Many children do worry that they won't be believed, especially if they are complaining about the behaviour of an adult, or someone they deem to be more powerful than them. Yet, it is hard to believe them without some kind of evidence or tangible examples of the bullying behaviour.

While it may seem unfair to place the onus of proof on the targets of bullying, false allegations of bullying can be equally damaging and very unfair on whoever has been accused.

If what your children describe is true, the nature of the alleged behaviour of the principal could be very harmful to the emotional wellbeing of students and staff. If they have clear examples of times when they felt verbally attacked, or humiliated by the principal, then I could see how they may be frightened to go into school.

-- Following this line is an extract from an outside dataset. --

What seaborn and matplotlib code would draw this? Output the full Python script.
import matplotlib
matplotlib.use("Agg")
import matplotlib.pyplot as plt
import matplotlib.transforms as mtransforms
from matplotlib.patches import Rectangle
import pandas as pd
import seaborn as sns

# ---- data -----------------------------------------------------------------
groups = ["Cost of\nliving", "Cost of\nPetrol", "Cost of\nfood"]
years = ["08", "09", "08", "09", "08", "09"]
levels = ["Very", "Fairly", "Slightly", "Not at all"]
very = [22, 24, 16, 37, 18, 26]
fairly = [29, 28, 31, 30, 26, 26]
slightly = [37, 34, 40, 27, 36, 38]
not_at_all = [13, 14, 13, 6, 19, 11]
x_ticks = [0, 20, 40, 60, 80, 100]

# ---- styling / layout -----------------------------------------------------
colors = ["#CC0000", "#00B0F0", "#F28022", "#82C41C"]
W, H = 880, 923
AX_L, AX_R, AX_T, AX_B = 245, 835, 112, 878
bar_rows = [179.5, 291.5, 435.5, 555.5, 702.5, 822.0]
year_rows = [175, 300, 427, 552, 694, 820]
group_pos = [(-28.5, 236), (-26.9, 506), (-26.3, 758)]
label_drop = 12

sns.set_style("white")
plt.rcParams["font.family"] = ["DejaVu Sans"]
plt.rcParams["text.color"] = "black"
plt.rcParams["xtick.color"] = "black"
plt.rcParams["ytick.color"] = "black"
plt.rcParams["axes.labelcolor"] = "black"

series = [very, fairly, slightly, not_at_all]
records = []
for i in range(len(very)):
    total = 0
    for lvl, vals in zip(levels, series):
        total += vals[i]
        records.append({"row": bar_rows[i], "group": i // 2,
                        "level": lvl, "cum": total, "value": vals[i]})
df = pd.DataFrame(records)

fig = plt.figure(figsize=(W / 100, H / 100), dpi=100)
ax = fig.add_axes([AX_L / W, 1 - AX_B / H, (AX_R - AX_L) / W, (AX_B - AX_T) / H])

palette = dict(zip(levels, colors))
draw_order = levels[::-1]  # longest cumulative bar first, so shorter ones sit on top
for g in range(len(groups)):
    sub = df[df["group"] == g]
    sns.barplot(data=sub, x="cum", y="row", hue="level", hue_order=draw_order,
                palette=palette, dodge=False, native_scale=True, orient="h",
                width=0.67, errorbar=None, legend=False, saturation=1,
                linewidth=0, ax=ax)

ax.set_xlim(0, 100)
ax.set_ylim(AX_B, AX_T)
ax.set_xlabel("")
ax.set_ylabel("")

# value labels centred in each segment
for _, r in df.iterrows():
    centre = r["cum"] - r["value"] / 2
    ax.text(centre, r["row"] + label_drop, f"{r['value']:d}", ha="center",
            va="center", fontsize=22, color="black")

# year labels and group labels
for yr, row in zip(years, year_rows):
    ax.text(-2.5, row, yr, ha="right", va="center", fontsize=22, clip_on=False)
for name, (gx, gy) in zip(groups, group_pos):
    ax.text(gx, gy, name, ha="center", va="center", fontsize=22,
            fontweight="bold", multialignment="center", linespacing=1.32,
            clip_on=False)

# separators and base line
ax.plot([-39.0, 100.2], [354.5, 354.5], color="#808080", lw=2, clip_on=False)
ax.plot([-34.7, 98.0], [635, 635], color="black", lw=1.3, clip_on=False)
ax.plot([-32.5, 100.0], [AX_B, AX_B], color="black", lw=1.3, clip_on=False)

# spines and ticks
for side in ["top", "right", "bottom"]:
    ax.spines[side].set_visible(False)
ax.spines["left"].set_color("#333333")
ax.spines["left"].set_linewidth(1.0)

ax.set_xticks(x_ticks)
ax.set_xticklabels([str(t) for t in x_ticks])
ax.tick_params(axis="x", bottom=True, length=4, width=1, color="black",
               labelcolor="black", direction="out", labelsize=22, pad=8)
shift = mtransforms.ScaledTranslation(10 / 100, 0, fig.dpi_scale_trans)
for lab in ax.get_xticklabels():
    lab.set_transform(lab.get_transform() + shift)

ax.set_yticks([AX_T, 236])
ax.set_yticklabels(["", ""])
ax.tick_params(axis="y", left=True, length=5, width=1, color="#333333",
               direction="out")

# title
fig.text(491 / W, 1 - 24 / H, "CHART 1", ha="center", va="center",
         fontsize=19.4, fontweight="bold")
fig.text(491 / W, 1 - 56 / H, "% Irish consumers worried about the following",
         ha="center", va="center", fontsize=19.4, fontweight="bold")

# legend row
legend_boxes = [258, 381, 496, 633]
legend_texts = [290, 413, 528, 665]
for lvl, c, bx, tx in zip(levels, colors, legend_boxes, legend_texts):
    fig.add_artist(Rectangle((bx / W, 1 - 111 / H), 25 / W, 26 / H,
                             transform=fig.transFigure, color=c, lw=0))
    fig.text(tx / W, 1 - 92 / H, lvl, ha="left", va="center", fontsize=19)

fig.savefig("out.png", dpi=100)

At a personal level, you haven't mentioned that the principal has been directly negative to your own children. Your concern seems to be about a dynamic of fear that you believe the principal creates.

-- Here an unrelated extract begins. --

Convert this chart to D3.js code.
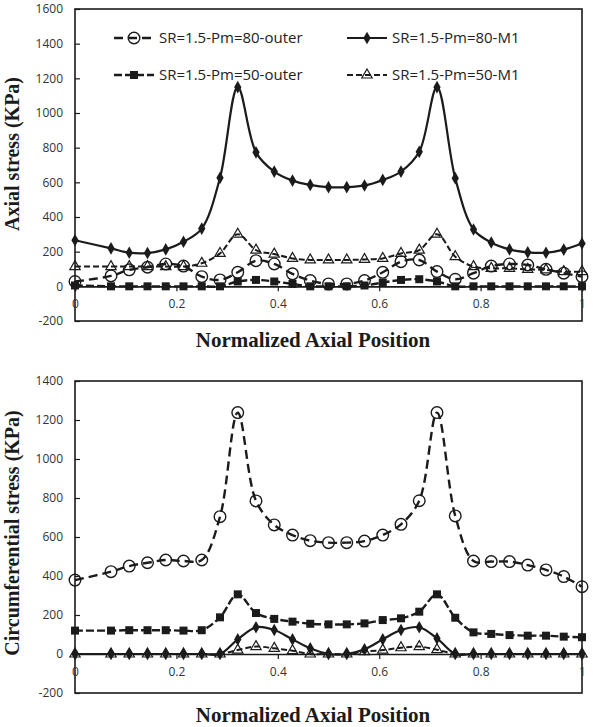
<!DOCTYPE html>
<html><head><meta charset="utf-8">
<script src="https://cdn.jsdelivr.net/npm/d3@7"></script>
<style>body{margin:0;background:#fff}svg{display:block}</style>
</head><body>
<svg id="c" width="593" height="727"></svg>
<script>
// ---------- data ----------
const xPos = [0, 0.071, 0.107, 0.143, 0.179, 0.214, 0.25, 0.286, 0.321, 0.357, 0.393, 0.429, 0.464, 0.5,
  0.536, 0.571, 0.607, 0.643, 0.679, 0.714, 0.75, 0.786, 0.821, 0.857, 0.893, 0.929, 0.964, 1];
const seriesNames = ["SR=1.5-Pm=80-outer", "SR=1.5-Pm=80-M1", "SR=1.5-Pm=50-outer", "SR=1.5-Pm=50-M1"];
// Axial stress (top)
const axialO80 = [28, 60, 95, 110, 129, 117, 56, 37, 81, 148, 129, 72, 33, 14, 14, 33, 81, 142, 152, 85, 41, 76, 117, 129, 123, 98, 76, 56];
const axialM80 = [266, 219, 194, 192, 213, 257, 333, 626, 1149, 773, 662, 610, 585, 572, 572, 582, 614, 662, 776, 1149, 624, 328, 253, 213, 196, 194, 212, 247];
const axialO50 = [5, 0, 0, 0, 0, 0, 0, 0, 28, 37, 28, 14, 0, 0, 0, 5, 22, 37, 41, 28, 0, 0, 0, 0, 0, 0, 0, 0];
const axialM50 = [114, 114, 114, 114, 114, 114, 133, 190, 301, 209, 186, 161, 152, 152, 152, 155, 161, 190, 209, 301, 171, 114, 104, 104, 98, 95, 85, 85];
// Circumferential stress (bottom)
const circO80 = [379, 422, 451, 468, 482, 477, 482, 704, 1238, 785, 662, 610, 581, 571, 571, 579, 610, 665, 786, 1238, 708, 477, 474, 474, 456, 431, 397, 345];
const circM80 = [0, 0, 0, 0, 0, 0, 0, 0, 75, 137, 123, 75, 29, 0, 0, 24, 75, 123, 137, 80, 0, 0, 0, 0, 0, 0, 0, 0];
const circO50 = [120, 120, 122, 122, 122, 120, 122, 188, 306, 210, 180, 166, 155, 152, 152, 157, 174, 183, 217, 306, 186, 111, 103, 97, 94, 94, 89, 86];
const circM50 = [0, 0, 0, 0, 0, 0, 0, 0, 20, 38, 29, 17, 0, 0, 0, 12, 20, 32, 38, 22, 0, 0, 0, 0, 0, 0, 0, 0];
const xTicks = [0, 0.2, 0.4, 0.6, 0.8, 1];
const xTickLabels = ["0", "0.2", "0.4", "0.6", "0.8", "1"];
const axialTicks = [-200, 0, 200, 400, 600, 800, 1000, 1200, 1400, 1600];
const circTicks = [-200, 0, 200, 400, 600, 800, 1000, 1200, 1400];
const xTitle = "Normalized Axial Position";
const axialTitle = "Axial stress (KPa)";
const circTitle = "Circumferential stress (KPa)";

// ---------- styles ----------
const INK = "#1b1b1b";
const styles = [
  {dash: "9,5", width: 2.4, marker: "circle"},
  {dash: null, width: 2.2, marker: "diamond"},
  {dash: "8,3", width: 2.4, marker: "square"},
  {dash: "6,3", width: 2, marker: "triangle"}
];

const svg = d3.select("#c");
const x = d3.scaleLinear().domain([0, 1]).range([75, 582]);

function marker(g, type, cx, cy) {
  if (type === "circle") {
    g.append("circle").attr("cx", cx).attr("cy", cy).attr("r", 5.8)
      .attr("fill", "none").attr("stroke", INK).attr("stroke-width", 1.4);
  } else if (type === "diamond") {
    g.append("path").attr("d", d3.symbol(d3.symbolDiamond, 46)())
      .attr("transform", `translate(${cx},${cy})`).attr("fill", INK);
  } else if (type === "square") {
    g.append("path").attr("d", d3.symbol(d3.symbolSquare, 64)())
      .attr("transform", `translate(${cx},${cy})`).attr("fill", INK);
  } else {
    g.append("path").attr("d", d3.symbol(d3.symbolTriangle, 46)())
      .attr("transform", `translate(${cx},${cy})`).attr("fill", "none")
      .attr("stroke", INK).attr("stroke-width", 1.2);
  }
}

function panel(opts) {
  const {top, bottom, domain, ticks, series, yTitle, yTitleY, xTitleY} = opts;
  const y = d3.scaleLinear().domain(domain).range([bottom, top]);
  const g = svg.append("g");
  // frame
  g.append("rect").attr("x", x(0)).attr("y", top).attr("width", x(1) - x(0)).attr("height", bottom - top)
    .attr("fill", "none").attr("stroke", INK).attr("stroke-width", 1.6);
  // y axis ticks (inside) and labels
  const yAxis = d3.axisLeft(y).tickValues(ticks).tickSize(-5).tickPadding(12).tickFormat(d => String(d));
  const ya = g.append("g").attr("transform", `translate(${x(0)},0)`).call(yAxis);
  ya.select(".domain").remove();
  ya.selectAll("line").attr("stroke", INK).attr("stroke-width", 1.2);
  ya.selectAll("text").attr("font-family", "Open Sans, sans-serif").attr("font-size", 12).attr("fill", "#333");
  // x axis on zero line
  const xAxis = d3.axisBottom(x).tickValues(xTicks).tickSize(5).tickPadding(8)
    .tickFormat((d, i) => xTickLabels[i]);
  const xa = g.append("g").attr("transform", `translate(0,${y(0)})`).call(xAxis);
  xa.select(".domain").attr("stroke", INK).attr("stroke-width", 1.6);
  xa.selectAll("line").attr("stroke", INK).attr("stroke-width", 1.2);
  xa.selectAll("text").attr("font-family", "Open Sans, sans-serif").attr("font-size", 12).attr("fill", "#333");
  // series
  const line = d3.line().x((d, i) => x(xPos[i])).y(d => y(d)).curve(d3.curveCatmullRom.alpha(0.5));
  series.forEach((vals, si) => {
    const st = styles[si];
    const sg = g.append("g");
    sg.append("path").attr("d", line(vals)).attr("fill", "none").attr("stroke", INK)
      .attr("stroke-width", st.width).attr("stroke-dasharray", st.dash);
    vals.forEach((v, i) => marker(sg, st.marker, x(xPos[i]), y(v)));
  });
  // titles
  g.append("text").attr("transform", `translate(19,${yTitleY}) rotate(-90)`).attr("text-anchor", "middle")
    .attr("font-family", "Liberation Serif, Times New Roman, serif").attr("font-weight", "bold")
    .attr("font-size", 20).attr("fill", INK).text(yTitle);
  g.append("text").attr("x", 313).attr("y", xTitleY).attr("text-anchor", "middle")
    .attr("font-family", "Liberation Serif, Times New Roman, serif").attr("font-weight", "bold")
    .attr("font-size", 21).attr("fill", INK).text(xTitle);
  return {g, y};
}

panel({top: 9, bottom: 321, domain: [-200, 1600], ticks: axialTicks,
  series: [axialO80, axialM80, axialO50, axialM50], yTitle: axialTitle, yTitleY: 154, xTitleY: 347});
panel({top: 381, bottom: 693, domain: [-200, 1400], ticks: circTicks,
  series: [circO80, circM80, circO50, circM50], yTitle: circTitle, yTitleY: 533, xTitleY: 722});

// legend
const legPos = [[114, 38], [347, 38], [114, 75], [347, 75]];
const lg = svg.append("g");
seriesNames.forEach((name, i) => {
  const [lx, ly] = legPos[i];
  const st = styles[i];
  lg.append("line").attr("x1", lx).attr("x2", lx + 40).attr("y1", ly).attr("y2", ly)
    .attr("stroke", INK).attr("stroke-width", st.width).attr("stroke-dasharray", st.dash);
  marker(lg, st.marker, lx + 20, ly);
  lg.append("text").attr("x", lx + 45).attr("y", ly).attr("dy", "0.35em")
    .attr("font-family", "Open Sans, sans-serif").attr("font-size", 15).attr("fill", "#222").text(name);
});
</script>
</body></html>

Does that dynamic impact on the culture, atmosphere or ambience within the school? Is there a general sense that the school is threatening, frightening or distressing?

You suggest that teachers and students are voting with their feet in terms of leaving the school, but what links these decisions to leave with the behaviour of the principal?

Have families who have left the school reported the actions of the principal as their reason for moving?

If it is clear that the principal picked on certain members of staff, or targeted particular students, then those teachers and parents need to be supported to tell their stories. It is not enough to assume that their reasons for leaving are directly attributable to the principal.

You list a wide range of agencies that you say parents have contacted. Do you know the parents who have complained and do you know the exact nature of their complaints? Have you made specific complaints about experiences that your children have had? It does seem strange that none of the agencies you list have taken any action if the evidence for the principal's behaviour is there.

I would, absolutely, champion your right to be able to complain about actions that a principal, or any staff member, has taken that you believe are harmful to your children. But you must also be careful not to generate some kind of witch-hunt without clear evidence of both the actions and the harm.

You, or other parents who might be concerned, need to document evidence of any alleged mistreatment by the principal of your children.

If you are concerned about the environment of the school, and if you have exhausted the various complaints procedures both within and outside the school, then you may have little option but to take your children out.

In conscience, you can't leave them in an environment that you believe to be bad for them.

While I hear you say there are no other school options for your children, we do always have alternatives. They may not be ideal but if they alleviate the distress you describe your children feeling, then they are worth considering.